■ Given data:

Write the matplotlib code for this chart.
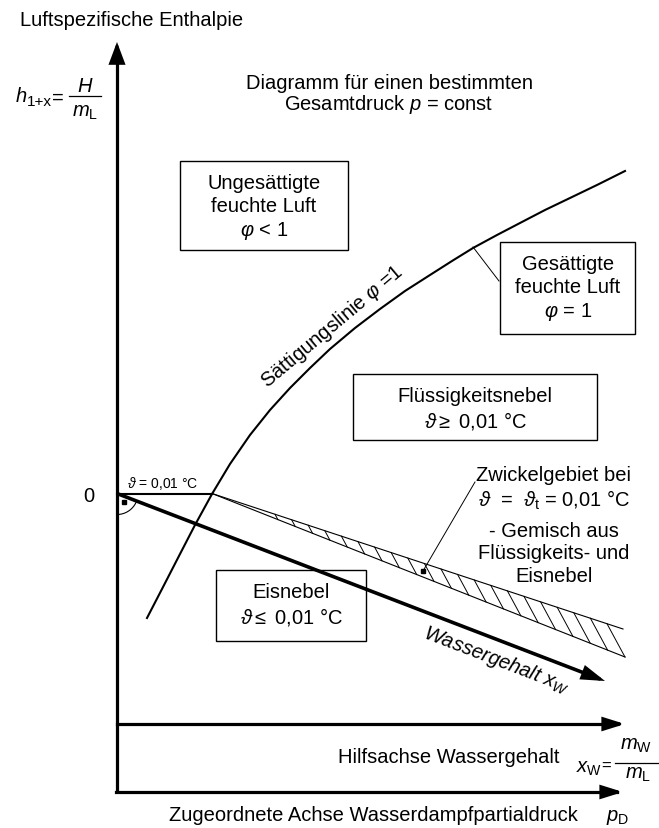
import numpy as np
import matplotlib
matplotlib.use("Agg")
import matplotlib.pyplot as plt
from matplotlib.patches import Rectangle

plt.rcParams['font.family'] = ['Liberation Sans', 'DejaVu Sans']
plt.rcParams['mathtext.fontset'] = 'custom'
plt.rcParams['mathtext.rm'] = 'Liberation Sans'
plt.rcParams['mathtext.it'] = 'Liberation Sans:italic'
plt.rcParams['mathtext.bf'] = 'Liberation Sans:bold'
plt.rcParams['mathtext.fallback'] = 'cm'

# ---------------- data (pixel-like units) ----------------
# saturation line phi = 1
sat_x = [147, 162, 180, 195, 212, 230, 250, 270, 290, 310, 330, 355, 380, 405, 430, 452, 473, 497, 520, 545, 570, 598, 625]
sat_y = [619, 590, 555, 526, 495, 465, 436, 411, 389, 369, 350, 329, 310, 292, 276, 262, 249, 236, 224, 211, 199, 185.5, 172]

# origin and isotherm theta = 0.01 C
origin = (117, 494.5)
iso_end_x = 212
# water content axis x_W (thick arrow)
xw_tip = (605, 682)
# wedge region (Zwickelgebiet): upper and lower boundary end points
wedge_upper_end = (623, 630)
wedge_lower_end = (625, 658)
n_hatch = 21

# axes
vaxis_top = 43
axis_bottom = 793
hilfs_y = 725
axis_tip_x = 625

# label texts
title_lines = ["Diagramm für einen bestimmten", r"Gesamtdruck $p$ = const"]
box_unsat = ["Ungesättigte", "feuchte Luft", r"$\varphi$ < 1"]
box_sat = ["Gesättigte", "feuchte Luft", r"$\varphi$ = 1"]
box_fluid = ["Flüssigkeitsnebel", r"$\vartheta$$\geq$ 0,01 °C"]
box_ice = ["Eisnebel", r"$\vartheta$$\leq$ 0,01 °C"]
wedge_lines = ["Zwickelgebiet bei", r"$\vartheta$  =  $\vartheta_{\mathrm{t}}$ = 0,01 °C",
               "- Gemisch aus", "Flüssigkeits- und", "Eisnebel"]

FS = 14.5

fig = plt.figure(figsize=(6.59, 8.29), dpi=100)
ax = fig.add_axes([0, 0, 1, 1])
ax.set_xlim(0, 659)
ax.set_ylim(829, 0)
ax.axis('off')

def arrow(tail, tip, lw, hl=0.75, hw=0.28, ms=15):
    ax.annotate("", xy=tip, xytext=tail,
                arrowprops=dict(arrowstyle=f"-|>,head_length={hl},head_width={hw}",
                                lw=lw, color='k', shrinkA=0, shrinkB=0,
                                mutation_scale=ms, joinstyle='miter'))

# axes
ax.plot([origin[0], origin[0]], [axis_bottom, vaxis_top + 10], color='k', lw=2.3, solid_capstyle='butt')
arrow((origin[0], vaxis_top + 20), (origin[0], vaxis_top), 2.3, hl=0.8, hw=0.3)
ax.plot([origin[0] - 1, axis_tip_x - 8], [axis_bottom, axis_bottom], color='k', lw=2.3)
arrow((axis_tip_x - 20, axis_bottom), (axis_tip_x - 2, axis_bottom), 2.3, hl=0.8, hw=0.25)
ax.plot([origin[0], axis_tip_x - 8], [hilfs_y, hilfs_y], color='k', lw=2.3)
arrow((axis_tip_x - 20, hilfs_y), (axis_tip_x, hilfs_y), 2.3, hl=0.8, hw=0.25)

# saturation line
ax.plot(sat_x, sat_y, color='k', lw=1.5, solid_joinstyle='round')

# isotherm 0.01 C (horizontal part)
ax.plot([origin[0], iso_end_x], [origin[1], origin[1]], color='k', lw=1.5)

# water content arrow
ax.plot([origin[0], xw_tip[0] - 8], [origin[1], xw_tip[1] - 8 * (xw_tip[1] - origin[1]) / (xw_tip[0] - origin[0])],
        color='k', lw=2.6, solid_capstyle='butt')
d = np.array(xw_tip) - np.array(origin)
d = d / np.hypot(*d)
arrow(tuple(np.array(xw_tip) - 20 * d), xw_tip, 2.6, hl=0.8, hw=0.25)

# wedge region
p0 = np.array([iso_end_x, origin[1]])
ax.plot([p0[0], wedge_upper_end[0]], [p0[1], wedge_upper_end[1]], color='k', lw=0.8)
ax.plot([p0[0], wedge_lower_end[0]], [p0[1], wedge_lower_end[1]], color='k', lw=0.8)
su = (wedge_upper_end[1] - p0[1]) / (wedge_upper_end[0] - p0[0])
sl = (wedge_lower_end[1] - p0[1]) / (wedge_lower_end[0] - p0[0])
k = 1.85
for x0 in np.linspace(275, 607, n_hatch):
    yu0 = p0[1] + su * (x0 - p0[0])
    x1 = (p0[1] - sl * p0[0] - yu0 + k * x0) / (k - sl)
    y1 = yu0 + k * (x1 - x0)
    ax.plot([x0, x1], [yu0, y1], color='k', lw=0.7)

# right-angle marker
a = np.radians(np.linspace(np.degrees(np.arctan2(d[1], d[0])), 90, 30))
ax.plot(origin[0] + 21 * np.cos(a), origin[1] + 21 * np.sin(a), color='k', lw=0.8)
ax.plot([124], [503], marker='s', ms=2.2, color='k')

# boxes
def box(x0, y0, x1, y1):
    ax.add_patch(Rectangle((x0, y0), x1 - x0, y1 - y0, fill=False, ec='k', lw=1.0))

box(180, 162, 348, 251)
box(500, 243, 635, 335)
box(353, 375, 597, 441)
box(216, 571, 366, 642)

def lines(xc, baselines, texts, fs=FS):
    for yb, t in zip(baselines, texts):
        ax.text(xc, yb, t, ha='center', va='baseline', fontsize=fs)

lines(264, [189, 212, 236], box_unsat)
lines(568, [270, 293, 317], box_sat)
lines(475, [402, 427], box_fluid)
lines(291, [598, 623], box_ice)
lines(389, [88.5, 110], title_lines)
lines(554, [481, 507, 537, 559, 582], wedge_lines)

# leaders
ax.plot([473, 499], [248, 282], color='k', lw=0.7)
ax.plot([475, 423], [483, 572], color='k', lw=0.7)
ax.plot([423], [572], marker='s', ms=2.5, color='k')

# axis labels
ax.text(20, 25.7, "Luftspezifische Enthalpie", ha='left', va='baseline', fontsize=FS)

# h_{1+x} = H / m_L  (built as a stacked fraction)
ax.text(15, 101.7, r"$h$", ha='left', va='baseline', fontsize=FS)
ax.text(27, 106, "1+x", ha='left', va='baseline', fontsize=11)
ax.text(52, 103.5, "=", ha='left', va='baseline', fontsize=FS)
ax.plot([69, 101], [97.3, 97.3], color='k', lw=0.9)
ax.text(85, 92, r"$H$", ha='center', va='baseline', fontsize=FS)
ax.text(85, 117, r"$m_{\mathrm{L}}$", ha='center', va='baseline', fontsize=FS)

ax.text(89, 497, "0", ha='center', va='center', fontsize=FS)
ax.text(127, 487.7, r"$\vartheta$ = 0,01 °C", ha='left', va='baseline', fontsize=10)

ax.text(560, 762.7, "Hilfsachse Wassergehalt", ha='right', va='baseline', fontsize=FS)
# x_W = m_W / m_L
ax.text(576, 773, r"$x_{\mathrm{W}}$", ha='left', va='baseline', fontsize=FS)
ax.text(601, 771, "=", ha='left', va='baseline', fontsize=12)
ax.plot([615, 658], [764, 764], color='k', lw=0.9)
ax.text(636.5, 750, r"$m_{\mathrm{W}}$", ha='center', va='baseline', fontsize=FS)
ax.text(638, 779, r"$m_{\mathrm{L}}$", ha='center', va='baseline', fontsize=FS)

ax.text(578, 820.7, "Zugeordnete Achse Wasserdampfpartialdruck", ha='right', va='baseline', fontsize=FS)
ax.text(606, 821, r"$p_{\mathrm{D}}$", ha='left', va='baseline', fontsize=FS)

# rotated labels
ax.text(332, 327, r"Sättigungslinie $\varphi$ =1", ha='center', va='center', rotation=40,
        rotation_mode='anchor', fontsize=FS)
ax.text(497, 660, r"Wassergehalt $x_W$", ha='center', va='center', rotation=-21,
        rotation_mode='anchor', fontsize=FS, style='italic')

fig.savefig("out.png", dpi=100)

■ Goal of the exercise:
Every line from the start of the listing above through the line with "ax.axis('off')" should be repeated exactly; skip the pictures and add nothing else.

■ Task solution:
Write the matplotlib code for this chart.
import numpy as np
import matplotlib
matplotlib.use("Agg")
import matplotlib.pyplot as plt
from matplotlib.patches import Rectangle

plt.rcParams['font.family'] = ['Liberation Sans', 'DejaVu Sans']
plt.rcParams['mathtext.fontset'] = 'custom'
plt.rcParams['mathtext.rm'] = 'Liberation Sans'
plt.rcParams['mathtext.it'] = 'Liberation Sans:italic'
plt.rcParams['mathtext.bf'] = 'Liberation Sans:bold'
plt.rcParams['mathtext.fallback'] = 'cm'

# ---------------- data (pixel-like units) ----------------
# saturation line phi = 1
sat_x = [147, 162, 180, 195, 212, 230, 250, 270, 290, 310, 330, 355, 380, 405, 430, 452, 473, 497, 520, 545, 570, 598, 625]
sat_y = [619, 590, 555, 526, 495, 465, 436, 411, 389, 369, 350, 329, 310, 292, 276, 262, 249, 236, 224, 211, 199, 185.5, 172]

# origin and isotherm theta = 0.01 C
origin = (117, 494.5)
iso_end_x = 212
# water content axis x_W (thick arrow)
xw_tip = (605, 682)
# wedge region (Zwickelgebiet): upper and lower boundary end points
wedge_upper_end = (623, 630)
wedge_lower_end = (625, 658)
n_hatch = 21

# axes
vaxis_top = 43
axis_bottom = 793
hilfs_y = 725
axis_tip_x = 625

# label texts
title_lines = ["Diagramm für einen bestimmten", r"Gesamtdruck $p$ = const"]
box_unsat = ["Ungesättigte", "feuchte Luft", r"$\varphi$ < 1"]
box_sat = ["Gesättigte", "feuchte Luft", r"$\varphi$ = 1"]
box_fluid = ["Flüssigkeitsnebel", r"$\vartheta$$\geq$ 0,01 °C"]
box_ice = ["Eisnebel", r"$\vartheta$$\leq$ 0,01 °C"]
wedge_lines = ["Zwickelgebiet bei", r"$\vartheta$  =  $\vartheta_{\mathrm{t}}$ = 0,01 °C",
               "- Gemisch aus", "Flüssigkeits- und", "Eisnebel"]

FS = 14.5

fig = plt.figure(figsize=(6.59, 8.29), dpi=100)
ax = fig.add_axes([0, 0, 1, 1])
ax.set_xlim(0, 659)
ax.set_ylim(829, 0)
ax.axis('off')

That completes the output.